### DATA
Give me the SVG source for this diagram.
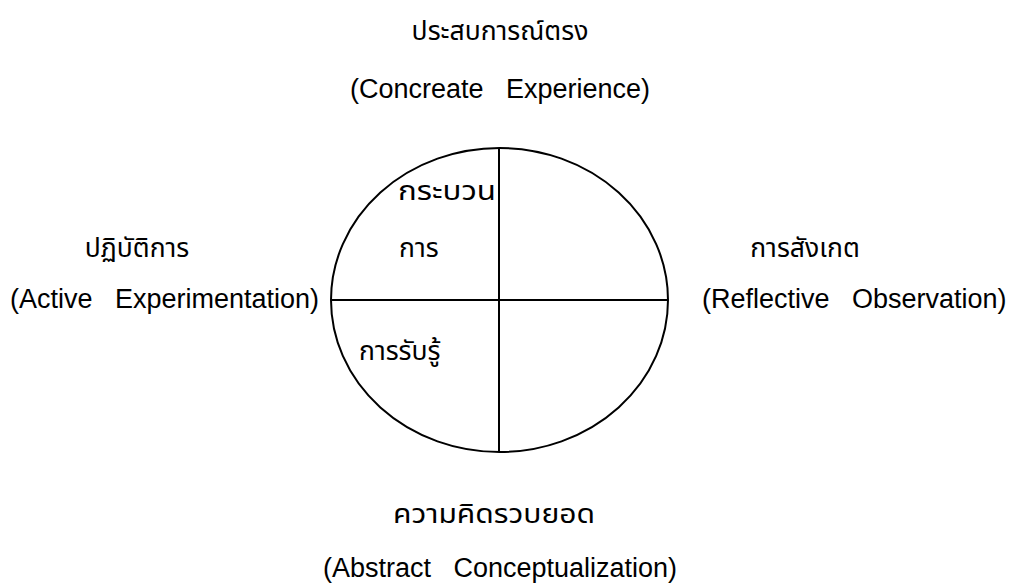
<svg xmlns="http://www.w3.org/2000/svg" width="1016" height="585" viewBox="0 0 1016 585">
<style>
.th{font-family:"Noto Sans Thai","Loma","Garuda","Liberation Sans",sans-serif;font-size:26.5px;fill:#000;font-weight:normal}
.en{font-family:"Liberation Sans",Arial,sans-serif;font-size:27px;fill:#000;white-space:pre}
.ln{stroke:#000;stroke-width:2;fill:none}
</style>
<rect width="1016" height="585" fill="#fff"/>
<g id="circle">
<ellipse class="ln" cx="499.5" cy="300" rx="168.5" ry="152"/>
</g>
<g id="connectors">
<line class="ln" x1="331" y1="300" x2="668" y2="300"/>
<line class="ln" x1="499" y1="148" x2="499" y2="452"/>
</g>
<g id="top">
<text class="th" x="500" y="40" text-anchor="middle">ประสบการณ์ตรง</text>
<text class="en" x="500" y="98" text-anchor="middle" xml:space="preserve">(Concreate   Experience)</text>
</g>
<g id="left">
<text class="th" x="137" y="257" text-anchor="middle">ปฏิบัติการ</text>
<text class="en" x="10" y="308" xml:space="preserve">(Active   Experimentation)</text>
</g>
<g id="right">
<text class="th" x="805" y="257" text-anchor="middle">การสังเกต</text>
<text class="en" x="702" y="308" xml:space="preserve">(Reflective   Observation)</text>
</g>
<g id="bottom">
<text class="th" x="393" y="523" textLength="202" lengthAdjust="spacingAndGlyphs">ความคิดรวบยอด</text>
<text class="en" x="500" y="577" text-anchor="middle" xml:space="preserve">(Abstract   Conceptualization)</text>
</g>
<g id="inner">
<text class="th" x="398" y="200" textLength="98" lengthAdjust="spacingAndGlyphs">กระบวน</text>
<text class="th" x="399" y="257">การ</text>
<text class="th" x="359" y="360">การรับรู้</text>
</g>
</svg>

### EXERCISE
Reproduce the material in its entirety and word for word, without the pictures.

### RESPONSE TO THIS EXERCISE
Give me the SVG source for this diagram.
<svg xmlns="http://www.w3.org/2000/svg" width="1016" height="585" viewBox="0 0 1016 585">
<style>
.th{font-family:"Noto Sans Thai","Loma","Garuda","Liberation Sans",sans-serif;font-size:26.5px;fill:#000;font-weight:normal}
.en{font-family:"Liberation Sans",Arial,sans-serif;font-size:27px;fill:#000;white-space:pre}
.ln{stroke:#000;stroke-width:2;fill:none}
</style>
<rect width="1016" height="585" fill="#fff"/>
<g id="circle">
<ellipse class="ln" cx="499.5" cy="300" rx="168.5" ry="152"/>
</g>
<g id="connectors">
<line class="ln" x1="331" y1="300" x2="668" y2="300"/>
<line class="ln" x1="499" y1="148" x2="499" y2="452"/>
</g>
<g id="top">
<text class="th" x="500" y="40" text-anchor="middle">ประสบการณ์ตรง</text>
<text class="en" x="500" y="98" text-anchor="middle" xml:space="preserve">(Concreate   Experience)</text>
</g>
<g id="left">
<text class="th" x="137" y="257" text-anchor="middle">ปฏิบัติการ</text>
<text class="en" x="10" y="308" xml:space="preserve">(Active   Experimentation)</text>
</g>
<g id="right">
<text class="th" x="805" y="257" text-anchor="middle">การสังเกต</text>
<text class="en" x="702" y="308" xml:space="preserve">(Reflective   Observation)</text>
</g>
<g id="bottom">
<text class="th" x="393" y="523" textLength="202" lengthAdjust="spacingAndGlyphs">ความคิดรวบยอด</text>
<text class="en" x="500" y="577" text-anchor="middle" xml:space="preserve">(Abstract   Conceptualization)</text>
</g>
<g id="inner">
<text class="th" x="398" y="200" textLength="98" lengthAdjust="spacingAndGlyphs">กระบวน</text>
<text class="th" x="399" y="257">การ</text>
<text class="th" x="359" y="360">การรับรู้</text>
</g>
</svg>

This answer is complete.